On June 12, 1994, two people were brutally killed. Those two people were Nicole Brown Simpson and Ronald Goldman. Nicole was O.J. Simpson’s ex-wife. O.J. was arrested the next day and charged with double homicide.

O.J. pled innocent to murder charges against him and went to trial in criminal court. The trial lasted a year, and caused worldwide media excitement.

There was so much evidence against him, it seemed almost impossible for him to be that he’d be found innocent. For example, the famous bloody glove found behind the guest house was proven by DNA testing to have O.J.’s blood and hair, Nicole’s blood and hair, and Ron’s blood and hair. DNA testing is 99.9 percent accurate. Fibers were also found on the glove that came from O.J.’s shirt and his Bronco(Trudau, 122).

Other evidence included a bloody footprint which matched O.J.’s shoes, blood on O.J.’s Bronco door, on the console, on the interior side of the door, a bloody footprint in the Bronco, bloody socks in O.J.’s house, O.J.’s injured finger, blood found at Nicole’s condo that matched O.J.’s, and so on(Posner,64). The defense claimed that the evidence had been planted.

On June 30th, Allen Wattenberg, a knife store owner, testified during the preliminary hearing that O.J. bought a 14-inch Stiletto knife from his store. On June 12, O.J.’s limo driver arrived to drive O.J. to the airport and saw a black man, with the same build as O.J. sprinting across the lawn towards O.J.’s house. Yet when O.J. answered the door, he said he’d been napping(Biema, 56).

O.J. also acted guilty: he wrote a suicide note, and led police on a chase through L.A. that ended at his Brentwood mansion with his surrender and arrest.

Despite all this evidence, the jury found O.J. not guilty. By all accounts, the prosecution did a poor job presenting the evidence. O.J.’s defense, called “The Dream Team,” took advantage of the prosecutions incompetence and created reasonable doubt in the jurors’ minds (Posner, 62).

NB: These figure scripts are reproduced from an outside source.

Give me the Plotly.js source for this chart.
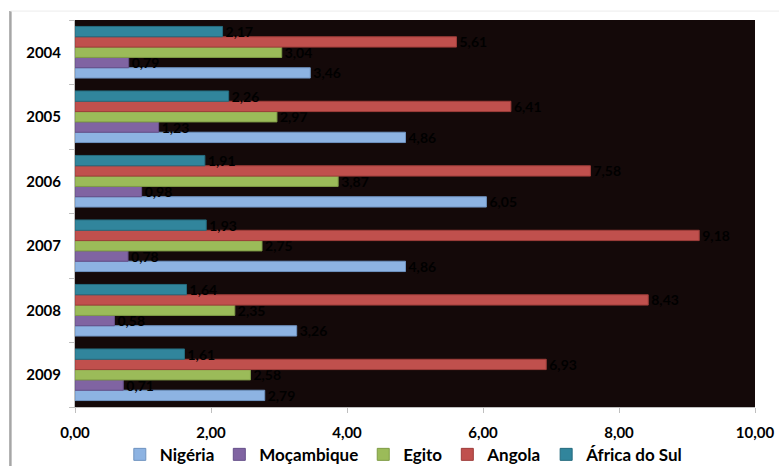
<!DOCTYPE html>
<html><head><meta charset="utf-8">
<script src="https://cdn.plot.ly/plotly-3.0.1.min.js"></script>
<style>html,body{margin:0;padding:0;background:#fff}#chart{width:779px;height:466px}</style>
</head><body><div id="chart"></div>
<script>
const years = ['2004','2005','2006','2007','2008','2009'];
const nigeria = [3.46, 4.86, 6.05, 4.86, 3.26, 2.79];
const mocambique = [0.79, 1.23, 0.98, 0.78, 0.58, 0.71];
const egito = [3.04, 2.97, 3.87, 2.75, 2.35, 2.58];
const angola = [5.61, 6.41, 7.58, 9.18, 8.43, 6.93];
const africaSul = [2.17, 2.26, 1.91, 1.93, 1.64, 1.61];
const seriesNames = ['Nigéria','Moçambique','Egito','Angola','África do Sul'];
const xTicks = [0,2,4,6,8,10];
const xTickText = ['0,00','2,00','4,00','6,00','8,00','10,00'];

const colors = ['#8db3e2','#8064a2','#9bbb59','#c0504d','#31859c'];
const lines = ['#6f93c0','#66508a','#7f9c46','#9e3d3a','#256b7e'];
const font = 'Lato, "Open Sans", sans-serif';
const fmt = v => v.toFixed(2).replace('.', ',');

const data = [nigeria, mocambique, egito, angola, africaSul].map((vals, i) => ({
  type: 'bar', orientation: 'h', name: seriesNames[i],
  y: years, x: vals,
  text: vals.map(fmt), textposition: 'outside', cliponaxis: false, constraintext: 'none',
  textfont: {family: font, size: 14, color: '#000000', weight: 'bold'},
  marker: {color: colors[i], line: {color: lines[i], width: 1}},
  hoverinfo: 'x+name'
}));

const layout = {
  width: 779, height: 466,
  margin: {l: 75, r: 24, t: 20, b: 59, autoexpand: false},
  paper_bgcolor: '#ffffff', plot_bgcolor: '#140909',
  barmode: 'group', bargap: 0.2, bargroupgap: 0,
  showlegend: true,
  legend: {orientation: 'h', x: 0.519, xanchor: 'center', xref: 'container',
    y: 0.024, yanchor: 'middle', yref: 'container', bgcolor: 'rgba(0,0,0,0)',
    font: {family: font, size: 17, color: '#000', weight: 'bold'}, traceorder: 'normal',
    itemwidth: 30},
  xaxis: {range: [0, 10], tickvals: xTicks, ticktext: xTickText,
    showgrid: false, zeroline: false, showline: true, linecolor: '#bfbfbf', linewidth: 1,
    ticks: 'outside', ticklen: 5, tickcolor: '#bfbfbf', ticklabelstandoff: 7,
    tickfont: {family: font, size: 15, color: '#000', weight: 'bold'}},
  yaxis: {type: 'category', categoryorder: 'array', categoryarray: years.slice().reverse(),
    showgrid: false, zeroline: false, showline: true, linecolor: '#bfbfbf', linewidth: 1,
    ticks: 'outside', ticklen: 5, tickcolor: '#bfbfbf', tickson: 'boundaries',
    ticklabelstandoff: 10,
    tickfont: {family: font, size: 15, color: '#000', weight: 'bold'}},
  shapes: [
    {type: 'line', xref: 'paper', yref: 'paper', x0: -0.095, x1: -0.095, y0: -0.2, y1: 1.023,
      line: {color: '#a6a6a6', width: 2.5}},
    {type: 'line', xref: 'paper', yref: 'paper', x0: -0.095, x1: 1.04, y0: 1.023, y1: 1.023,
      line: {color: '#ececec', width: 1}}
  ]
};
Plotly.newPlot('chart', data, layout, {displayModeBar: false, staticPlot: true});
</script></body></html>
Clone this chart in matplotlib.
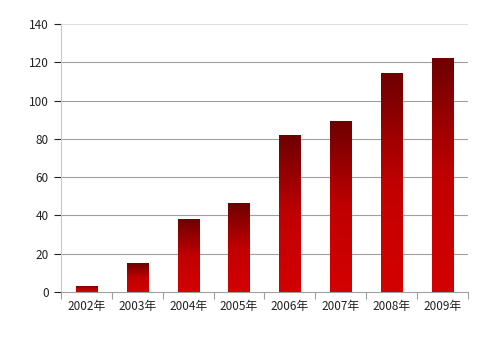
import numpy as np
import matplotlib
matplotlib.use("Agg")
import matplotlib.pyplot as plt
from matplotlib.colors import LinearSegmentedColormap

plt.rcParams['font.family'] = ['Noto Sans CJK SC', 'DejaVu Sans']

years = ['2002年', '2003年', '2004年', '2005年', '2006年', '2007年', '2008年', '2009年']
values = [3, 15, 38, 46, 82, 89, 114, 122]
y_ticks = [0, 20, 40, 60, 80, 100, 120, 140]

fig = plt.figure(figsize=(4.93, 3.47), dpi=100)
ax = fig.add_axes([0.124, 0.1585, 0.825, 0.7723])

# Dark red at the top of each bar fading to bright red at the bottom.
cmap = LinearSegmentedColormap.from_list('bar', ['#d40000', '#c00000', '#6e0000'])
grad = np.linspace(0, 1, 256).reshape(-1, 1)

x = np.arange(len(years))
width = 0.42
for xi, v in zip(x, values):
    ax.imshow(grad, cmap=cmap, origin='lower', aspect='auto',
              extent=(xi - width / 2, xi + width / 2, 0, v), zorder=3)

ax.set_xlim(-0.5, len(years) - 0.5)
ax.set_ylim(0, 140)

for t in y_ticks[1:]:
    color = '#e0e0e0' if t == 140 else '#a0a0a0'
    ax.axhline(t, color=color, lw=0.8, zorder=1)

ax.set_yticks(y_ticks)
ax.set_xticks(x)
ax.set_xticklabels(years)
ax.set_xticks(np.arange(-0.5, len(years)), minor=True)
ax.tick_params(axis='x', which='major', length=0, pad=6, labelsize=8.5, colors='#222222')
ax.tick_params(axis='x', which='minor', length=5, color='#a0a0a0', width=0.8)
ax.tick_params(axis='y', length=5, color='#c8c8c8', width=0.8, pad=4, labelsize=8.5, colors='#222222')
ax.tick_params(axis='y', colors='#222222', labelcolor='#222222')

for s in ['top', 'right']:
    ax.spines[s].set_visible(False)
ax.spines['left'].set_color('#c8c8c8')
ax.spines['bottom'].set_color('#a0a0a0')
ax.spines['left'].set_linewidth(0.8)
ax.spines['bottom'].set_linewidth(0.8)

fig.savefig('out.png', dpi=100)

O.J.’s time in court is not over yet, however, he is now fighting 2 civil cases, one for the custody of his children, and the other against the Browns and the Goldmans for “wrongful death.” The same evidence that was used in the criminal case is being presented much more effectively in the civil case, and it’s expected the he will be found guilty. The “court of popular opinion” has already found O.J. guilty, and his days as a celebrity and corporate pitch man are over forever (Posner, 64). And if he is found guilty in his civil trials, shouldn’t that logically mean that he is guilty of the murders, even though he was found “not guilty” on legal technicalities and incompetence.